I’ve heard preachers and teachers, Christians, non-Christians, mystics, skeptics, seekers, and even good Hindus note these words of Jesus. Their point is always somewhere in the spectrum of Jesus is “in your heart,” or “the Spirit of God is in your heart (or inside you),” all the way over to “we all” have the kingdom– or some version of Christ-consciousness– “within” us.
So what’s the deal? How is this out of context? Let’s look at the whole passage:
Luke 17: 20-37 (NIV)
Once, having been asked by the Pharisees when the kingdom of God would come, Jesus replied, “The kingdom of God does not come with your careful observation, nor will people say, ‘Here it is,’ or ‘There it is,’ because the kingdom of God is within you.”Then he said to his disciples, “The time is coming when you will long to see one of the days of the Son of Man, but you will not see it. Men will tell you, ‘There he is!’ or ‘Here he is!’ Do not go running off after them. For the Son of Man in his day will be like the lightning, which flashes and lights up the sky from one end to the other. But first he must suffer many things and be rejected by this generation.

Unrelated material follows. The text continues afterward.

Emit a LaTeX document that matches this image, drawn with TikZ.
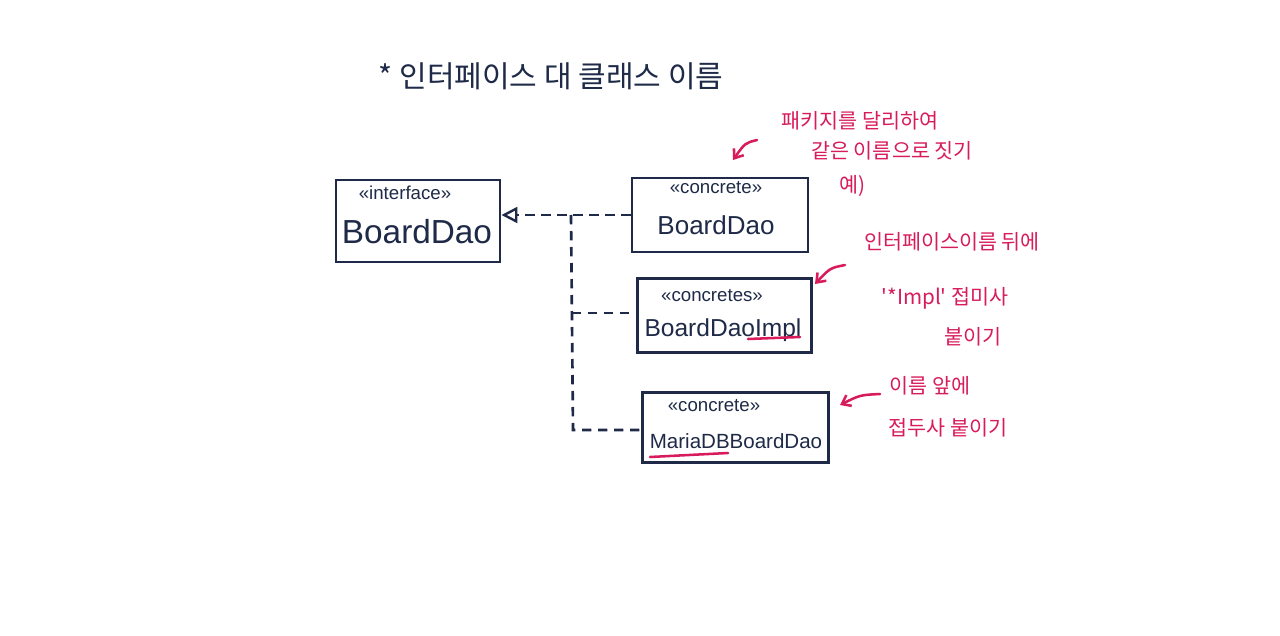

“Just as it was in the days of Noah, so also will it be in the days of the Son of Man. People were eating, drinking, marrying and being given in marriage up to the day Noah entered the ark. Then the flood came and destroyed them all.
“It was the same in the days of Lot. People were eating and drinking, buying and selling, planting and building. But the day Lot left Sodom, fire and sulfur rained down from heaven and destroyed them all.
“It will be just like this on the day the Son of Man is revealed. On that day no one who is on the roof of his house, with his goods inside, should go down to get them. Likewise, no one in the field should go back for anything. Remember Lot’s wife! Whoever tries to keep his life will lose it, and whoever loses his life will preserve it. I tell you, on that night two people will be in one bed; one will be taken and the other left. Two women will be grinding grain together; one will be taken and the other left.” “Where, Lord?” they asked. He replied, “Where there is a dead body, there the vultures will gather.”
Context problem 1: Jesus is talking to Pharisees about “when” (*ahem*, not where) is the “coming” of the kingdom. Note that the Pharisees were Jewish religious and theological leaders who had a very clear opinion of what the “kingdom of God” (the malkuth shamayim) would and should be. Jesus was not teaching his followers about God reigning in their individual hearts. He was NOT teaching a crowd about A) tuning in to their “inner-spirituality,” B) where the Spirit would dwell after his resurrection, or C) that people should one day “ask Me [Jesus] into their hearts” to be saved.
Context problem 2: After answering the Pharisees, Jesus then turns to his disciples (verse 22) and starts talking a lot about His return. Day of the Lord stuff. End of the world type stuff. Not nicey-nicey “kingdom within” stuff.
Context problem 3 (did you know there were so many?): Here’s the biggie. The “YOU” in “within YOU” is PLURAL (in the Greek). More than one. Lots of folks. Yeah, PLURAL. Translate “within All Y’all.” So what was Jesus saying then?
In my humble opinion [and this IS my blog :-)], Jesus probably meant one of two things:
- The kingdom of God is among you, i.e. The kingdom is not coming here or there; it is among you, all around you, in between you, breaking into the Now and changing the lives of tax collectors and prostitutes and sinners and leaving behind the likes of you Pharisees. (Note: some versions translate “among you” or “in your midst” or at least footnote this as an alternate reading.) OR…
- The kingdom of God is among you, i.e. I AM the kingdom. I am standing right here among you and you’re missing it! (Cf. NLT which says “For the Kingdom of God is already among you.”) He then immediately turns to his followers and begins talking about “the Son of man,” which as we all know was Jesus’ fave way to talk aboput Himself. Hmmm. Perhaps a quick check in with Origen and his idea of Jesus as the autobasileia would be constructive.
Is it true that God’s Spirit comes to dwell in each of “individually” us when we believe? Is it true that we want God to reign inside of us? Yes and yes! But this passage doesn’t say either of those things.
Lord, gives us eyes to see your kingdom!